**Aim:** Repeat the full listing below verbatim and keep the images out.

**Collected material:**

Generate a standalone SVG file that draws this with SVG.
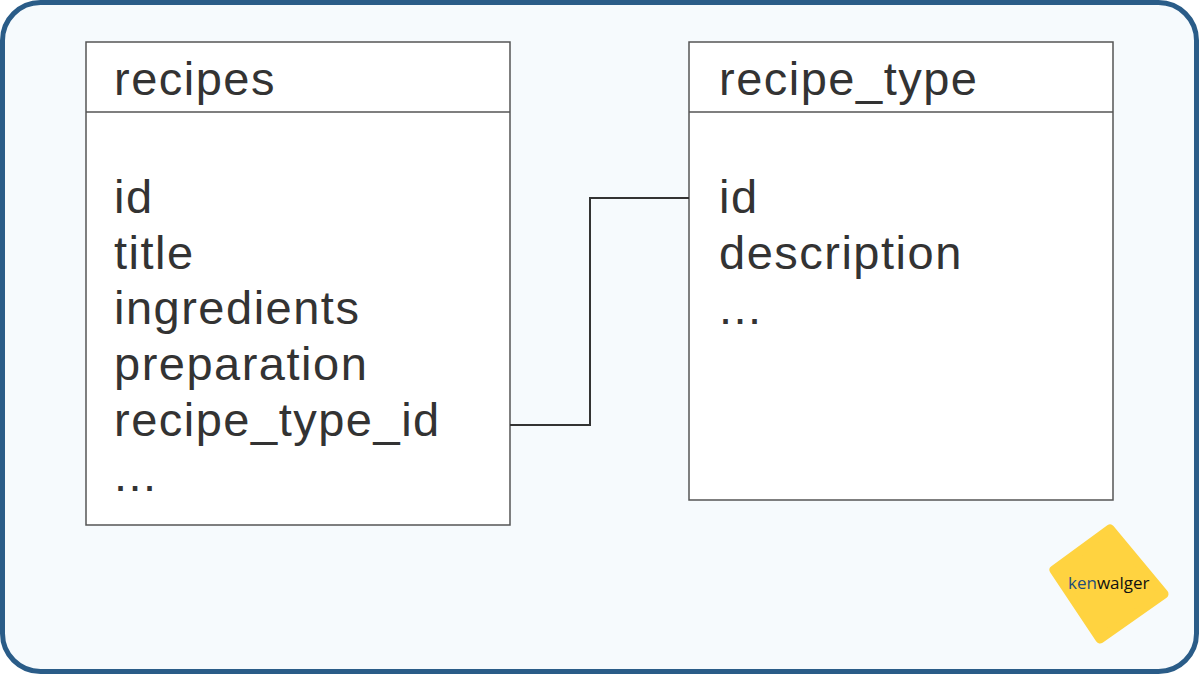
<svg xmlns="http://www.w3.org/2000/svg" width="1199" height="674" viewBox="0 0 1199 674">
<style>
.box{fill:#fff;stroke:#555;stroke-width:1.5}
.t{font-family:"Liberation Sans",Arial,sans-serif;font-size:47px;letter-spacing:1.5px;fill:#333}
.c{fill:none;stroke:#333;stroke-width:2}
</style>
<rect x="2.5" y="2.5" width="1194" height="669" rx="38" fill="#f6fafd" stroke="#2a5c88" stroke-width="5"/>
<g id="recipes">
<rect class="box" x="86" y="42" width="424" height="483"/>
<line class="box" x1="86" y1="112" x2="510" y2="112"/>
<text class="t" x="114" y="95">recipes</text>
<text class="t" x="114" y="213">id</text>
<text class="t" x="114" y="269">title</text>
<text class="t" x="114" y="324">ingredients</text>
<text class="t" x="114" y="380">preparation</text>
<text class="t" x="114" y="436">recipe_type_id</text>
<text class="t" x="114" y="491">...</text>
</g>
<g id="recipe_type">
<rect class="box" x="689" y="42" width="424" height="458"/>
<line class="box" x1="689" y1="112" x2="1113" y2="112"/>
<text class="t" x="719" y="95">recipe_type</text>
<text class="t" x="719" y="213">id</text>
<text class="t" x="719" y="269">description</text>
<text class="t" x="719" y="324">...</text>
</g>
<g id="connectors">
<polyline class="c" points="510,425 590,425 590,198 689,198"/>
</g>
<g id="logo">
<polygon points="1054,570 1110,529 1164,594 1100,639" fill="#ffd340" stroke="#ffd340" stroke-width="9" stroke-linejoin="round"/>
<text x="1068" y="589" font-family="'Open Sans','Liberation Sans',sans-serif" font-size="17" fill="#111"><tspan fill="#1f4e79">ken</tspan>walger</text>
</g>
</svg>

**Right answer:**
Generate a standalone SVG file that draws this with SVG.
<svg xmlns="http://www.w3.org/2000/svg" width="1199" height="674" viewBox="0 0 1199 674">
<style>
.box{fill:#fff;stroke:#555;stroke-width:1.5}
.t{font-family:"Liberation Sans",Arial,sans-serif;font-size:47px;letter-spacing:1.5px;fill:#333}
.c{fill:none;stroke:#333;stroke-width:2}
</style>
<rect x="2.5" y="2.5" width="1194" height="669" rx="38" fill="#f6fafd" stroke="#2a5c88" stroke-width="5"/>
<g id="recipes">
<rect class="box" x="86" y="42" width="424" height="483"/>
<line class="box" x1="86" y1="112" x2="510" y2="112"/>
<text class="t" x="114" y="95">recipes</text>
<text class="t" x="114" y="213">id</text>
<text class="t" x="114" y="269">title</text>
<text class="t" x="114" y="324">ingredients</text>
<text class="t" x="114" y="380">preparation</text>
<text class="t" x="114" y="436">recipe_type_id</text>
<text class="t" x="114" y="491">...</text>
</g>
<g id="recipe_type">
<rect class="box" x="689" y="42" width="424" height="458"/>
<line class="box" x1="689" y1="112" x2="1113" y2="112"/>
<text class="t" x="719" y="95">recipe_type</text>
<text class="t" x="719" y="213">id</text>
<text class="t" x="719" y="269">description</text>
<text class="t" x="719" y="324">...</text>
</g>
<g id="connectors">
<polyline class="c" points="510,425 590,425 590,198 689,198"/>
</g>
<g id="logo">
<polygon points="1054,570 1110,529 1164,594 1100,639" fill="#ffd340" stroke="#ffd340" stroke-width="9" stroke-linejoin="round"/>
<text x="1068" y="589" font-family="'Open Sans','Liberation Sans',sans-serif" font-size="17" fill="#111"><tspan fill="#1f4e79">ken</tspan>walger</text>
</g>
</svg>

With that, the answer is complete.